In the inner cycle, if a mismatch is found, stop this iteration and try another j; if a match is found, record the inducing number and its shift j as a possible answer and return the smallest of possible answers when the inner cycle ends
(as soon as we have a candidate, we don't need to check for possible candidates of greater lengths since they're obviously further down the natural sequence).

Example:

91029112
k = 1
j = 0: 9 + 1 = 10 == 10, 10 + 1 = 11 != 29
k = 2
j = 0: 91 + 1 = 92 != 02
j = 1: 10 - 1 = 9 == 9, 10 + 1 = 11 != 29
k = 3
j = 0: 910 + 1 = 911 != 291
j = 1: 102 - 1 = 101 != ??9
j = 2: 029 is not a natural number
k = 4
j = 0: 9102 + 1 = 9103 != 9112
j = 1: 1029 - 1 = 1028 != ???9
j = 2: 0291 is not a natural number
j = 3: 2911-1 = 2910 == ?910, 2911+1 = 2912 == 2???, pattern ends, record candidate;
we're out of js for this k and we're done, return (2911, 3).

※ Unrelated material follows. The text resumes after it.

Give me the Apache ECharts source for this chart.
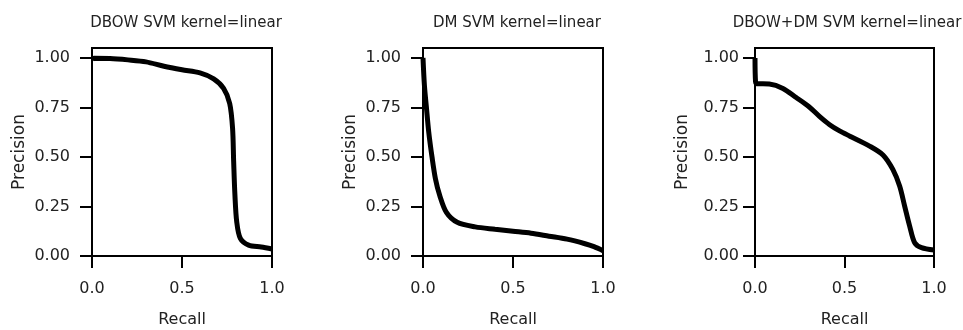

Count the digits preceding the natural number 2911 in the sequence: 9*1+90*2+900*3+(2911-1000)*4
subtract 3 for the shift,
add 1 (per problem statement, we need the position of the first digit of the pattern)
and stick a fork in it.

Rain trap:
(provided for public benefit, since half the suggested solutions on the interwebs for the 2d trap are wrong)
https://github.com/Zephyrine/hh16/blob/master/flood.py

Explanation:

If either dimension is smaller than 3, the island won't hold water at all, return 0 (the general algorithm works in this case, too, but the check is cheaper).
Set total volume to 0.
Add the border cells to a heap (sorted by height), mark as visited.
Take a cell off the heap (once we're out of heap, we're done, return total volume).
For each its unvisited neighbor, add max(0, current height - neighbor height) to total volume, mark it as visited and add to the heap with height set to max(current height, neighbor height) [greater of its height and water level; water that we know isn't going anywhere effectively solidifies].

(If an HR person looking for a programmer is miraculously reading this, go ahead and PM me. I can sleep on a windowsill as long as I don't have to take literacy tests.)